## [Material provided]
## start

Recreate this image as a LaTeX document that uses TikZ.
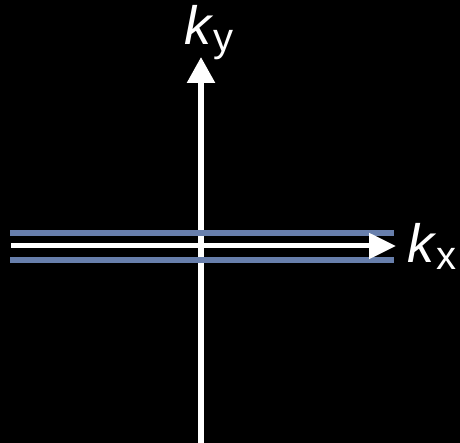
\documentclass[tikz,border=0pt]{standalone}
\usepackage{fontspec}
\setmainfont{Liberation Sans}
\usetikzlibrary{arrows.meta}
\definecolor{bandblue}{RGB}{104,127,172}
\tikzset{
	axis/.style={white,line width=5.5pt,-{Triangle[length=26pt,width=27pt]}},
	band/.style={bandblue,line width=6pt},
	klabel/.style={white,inner sep=0pt,anchor=base west,font=\fontsize{54}{54}\selectfont}
}
\begin{document}
\begin{tikzpicture}[x=1pt,y=-1pt]
	\fill[black] (0,0) rectangle (460,443);
	\useasboundingbox (0,0) rectangle (460,443);
	\coordinate (ybot) at (201,445);
	\coordinate (ytop) at (201,57);
	\coordinate (xleft) at (11,246);
	\coordinate (xright) at (396,246);
	\coordinate (bandtl) at (10,233);
	\coordinate (bandtr) at (394,233);
	\coordinate (bandbl) at (10,260);
	\coordinate (bandbr) at (394,260);
	\draw[axis] (ybot) -- (ytop);
	\draw[band] (bandtl) -- (bandtr);
	\draw[band] (bandbl) -- (bandbr);
	\draw[axis,line width=5pt,-{Triangle[length=27pt,width=25pt]}] (xleft) -- (xright);
	\node[klabel] (ky) at (184,45) {\textit{k}\raisebox{-7pt}{\fontsize{40}{40}\selectfont y}};
	\node[klabel] (kx) at (407,263) {\textit{k}\raisebox{-7pt}{\fontsize{40}{40}\selectfont x}};
\end{tikzpicture}
\end{document}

## end

## [Problem to solve]
Print the complete listing exactly as it stands, without its pictures.

## [Result of the task]
Recreate this image as a LaTeX document that uses TikZ.
\documentclass[tikz,border=0pt]{standalone}
\usepackage{fontspec}
\setmainfont{Liberation Sans}
\usetikzlibrary{arrows.meta}
\definecolor{bandblue}{RGB}{104,127,172}
\tikzset{
	axis/.style={white,line width=5.5pt,-{Triangle[length=26pt,width=27pt]}},
	band/.style={bandblue,line width=6pt},
	klabel/.style={white,inner sep=0pt,anchor=base west,font=\fontsize{54}{54}\selectfont}
}
\begin{document}
\begin{tikzpicture}[x=1pt,y=-1pt]
	\fill[black] (0,0) rectangle (460,443);
	\useasboundingbox (0,0) rectangle (460,443);
	\coordinate (ybot) at (201,445);
	\coordinate (ytop) at (201,57);
	\coordinate (xleft) at (11,246);
	\coordinate (xright) at (396,246);
	\coordinate (bandtl) at (10,233);
	\coordinate (bandtr) at (394,233);
	\coordinate (bandbl) at (10,260);
	\coordinate (bandbr) at (394,260);
	\draw[axis] (ybot) -- (ytop);
	\draw[band] (bandtl) -- (bandtr);
	\draw[band] (bandbl) -- (bandbr);
	\draw[axis,line width=5pt,-{Triangle[length=27pt,width=25pt]}] (xleft) -- (xright);
	\node[klabel] (ky) at (184,45) {\textit{k}\raisebox{-7pt}{\fontsize{40}{40}\selectfont y}};
	\node[klabel] (kx) at (407,263) {\textit{k}\raisebox{-7pt}{\fontsize{40}{40}\selectfont x}};
\end{tikzpicture}
\end{document}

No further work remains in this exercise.